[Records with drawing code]
* * * *
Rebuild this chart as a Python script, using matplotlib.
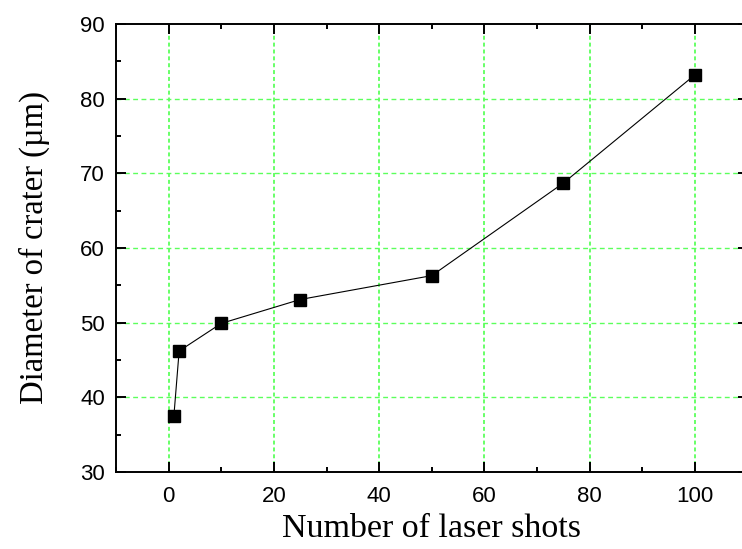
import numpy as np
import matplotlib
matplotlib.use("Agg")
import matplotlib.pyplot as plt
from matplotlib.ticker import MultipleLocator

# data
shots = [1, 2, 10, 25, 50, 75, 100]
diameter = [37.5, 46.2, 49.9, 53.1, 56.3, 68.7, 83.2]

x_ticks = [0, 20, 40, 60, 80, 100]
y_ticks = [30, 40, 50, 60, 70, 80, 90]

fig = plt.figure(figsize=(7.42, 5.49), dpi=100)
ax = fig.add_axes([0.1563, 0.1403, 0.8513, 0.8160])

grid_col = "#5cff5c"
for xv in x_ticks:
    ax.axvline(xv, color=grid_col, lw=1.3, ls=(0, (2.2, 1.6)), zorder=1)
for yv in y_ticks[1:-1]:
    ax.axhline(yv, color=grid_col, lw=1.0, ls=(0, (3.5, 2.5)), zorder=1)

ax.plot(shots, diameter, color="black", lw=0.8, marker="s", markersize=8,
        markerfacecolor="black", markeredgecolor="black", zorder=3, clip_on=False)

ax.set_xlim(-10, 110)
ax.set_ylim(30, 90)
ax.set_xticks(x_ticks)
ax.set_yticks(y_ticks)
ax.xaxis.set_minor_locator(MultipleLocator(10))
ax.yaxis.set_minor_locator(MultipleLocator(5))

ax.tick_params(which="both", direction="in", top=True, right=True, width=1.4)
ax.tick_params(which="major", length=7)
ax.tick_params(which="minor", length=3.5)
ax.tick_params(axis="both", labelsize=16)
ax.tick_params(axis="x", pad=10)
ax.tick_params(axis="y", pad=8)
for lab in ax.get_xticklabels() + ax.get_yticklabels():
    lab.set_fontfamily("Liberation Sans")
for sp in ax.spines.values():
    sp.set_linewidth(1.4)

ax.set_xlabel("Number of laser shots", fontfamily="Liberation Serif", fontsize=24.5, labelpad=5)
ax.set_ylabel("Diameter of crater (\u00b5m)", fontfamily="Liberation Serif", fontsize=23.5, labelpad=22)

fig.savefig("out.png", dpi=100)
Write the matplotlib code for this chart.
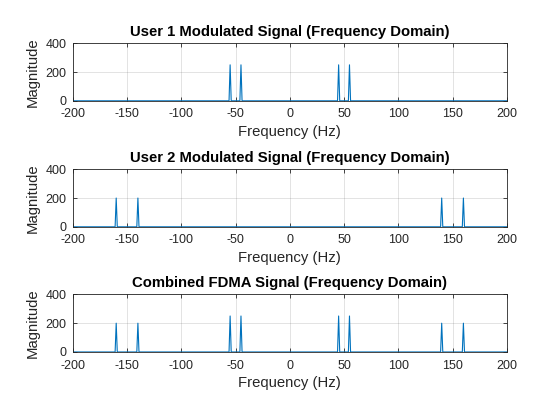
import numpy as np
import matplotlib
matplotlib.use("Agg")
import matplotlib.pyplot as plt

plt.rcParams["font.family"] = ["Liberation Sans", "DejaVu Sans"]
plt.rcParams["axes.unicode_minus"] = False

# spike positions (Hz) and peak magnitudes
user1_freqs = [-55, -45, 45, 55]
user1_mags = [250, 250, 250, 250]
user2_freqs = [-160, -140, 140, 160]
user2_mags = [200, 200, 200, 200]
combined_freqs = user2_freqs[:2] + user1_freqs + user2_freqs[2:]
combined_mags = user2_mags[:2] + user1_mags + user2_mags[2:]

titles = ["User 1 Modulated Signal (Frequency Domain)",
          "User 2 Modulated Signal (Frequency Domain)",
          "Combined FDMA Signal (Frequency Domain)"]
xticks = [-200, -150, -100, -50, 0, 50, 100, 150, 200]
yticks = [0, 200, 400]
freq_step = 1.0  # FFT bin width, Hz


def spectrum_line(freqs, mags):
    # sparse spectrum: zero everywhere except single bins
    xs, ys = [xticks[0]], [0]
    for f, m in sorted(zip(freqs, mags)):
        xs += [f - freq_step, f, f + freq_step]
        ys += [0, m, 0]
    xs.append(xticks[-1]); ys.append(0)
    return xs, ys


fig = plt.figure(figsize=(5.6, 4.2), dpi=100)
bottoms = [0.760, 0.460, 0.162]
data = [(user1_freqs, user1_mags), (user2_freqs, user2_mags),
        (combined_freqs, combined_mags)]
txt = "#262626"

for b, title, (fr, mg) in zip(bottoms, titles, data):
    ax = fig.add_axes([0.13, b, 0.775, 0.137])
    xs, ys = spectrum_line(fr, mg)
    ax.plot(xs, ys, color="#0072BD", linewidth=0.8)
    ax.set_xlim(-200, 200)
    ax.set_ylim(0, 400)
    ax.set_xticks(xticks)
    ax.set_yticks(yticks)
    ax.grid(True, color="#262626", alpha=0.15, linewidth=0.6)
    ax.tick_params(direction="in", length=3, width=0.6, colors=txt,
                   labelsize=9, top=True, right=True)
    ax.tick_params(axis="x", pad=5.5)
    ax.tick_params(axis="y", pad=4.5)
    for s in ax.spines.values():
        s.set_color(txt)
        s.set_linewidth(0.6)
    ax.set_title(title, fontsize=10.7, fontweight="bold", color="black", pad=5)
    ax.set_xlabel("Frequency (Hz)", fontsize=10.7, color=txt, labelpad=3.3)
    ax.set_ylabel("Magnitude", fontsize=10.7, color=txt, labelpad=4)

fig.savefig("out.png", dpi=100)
* * * *
→ The task:
Collect each line above holding the string "this".

→ Worked solution:
Rebuild this chart as a Python script, using matplotlib.
Write the matplotlib code for this chart.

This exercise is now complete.